Embora o relatório concentre-se na lista dos “países de preocupação particular”, não é “de forma alguma a única medida de graves violações de liberdade religiosa”, disse Posner. Ao invés disso, muitos países são culpados de “repressão oficial de minorias religiosas ou de indiferença oficial a sua situação”.
No Paquistão e no Iraque, o relatório do Departamento de Estado norte-americano viu ligeiros ganhos de liberdade religiosa com a supervisão governamental e maior atenção à violência religiosa, mas alertou que uma parte caluniosa da legislação paquistanesa poderia ser usada para reprimir minorias religiosas, assim como continuar com a violência contra peregrinos e fiéis no Iraque, o que significa que “há mais trabalho a ser feito”, disse Posner.

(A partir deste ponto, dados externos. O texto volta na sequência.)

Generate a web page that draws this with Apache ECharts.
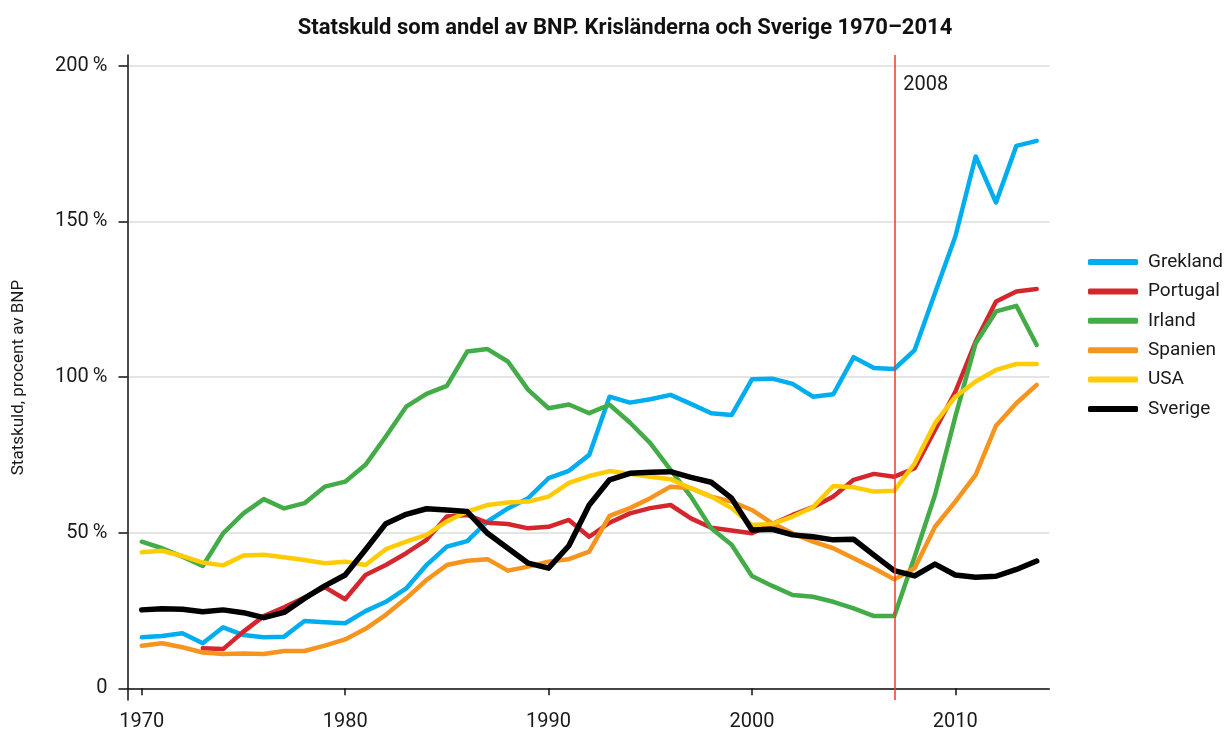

Em todo o mundo árabe, grupos religiosos têm sido confrontados com nova hostilidade na sequência da onda de revoltas sociais popularmente conhecidas como a Primavera Árabe, alertou a secretária de Estado Hillary Clinton, numa entrevista coletiva prévia à publicação do relatório.
“No Oriente Médio e Norte da África, as transições para a democracia têm inspirado o mundo, mas também têm exposto as minorias étnicas e religiosas a novos perigos”, disse Clinton.
“As pessoas tem sido mortas por seus próprios vizinhos por causa de sua etnia ou crença. Em outros lugares, temos visto governos assistirem imóveis a violência sectária, inflamada por animosidades religiosas, destruir comunidades.”
O povo árabe, ao abraçar ou seguir extremismos religiosos e o fanatismo, não pode “trocar uma forma de repressão por outra”, alertou ela.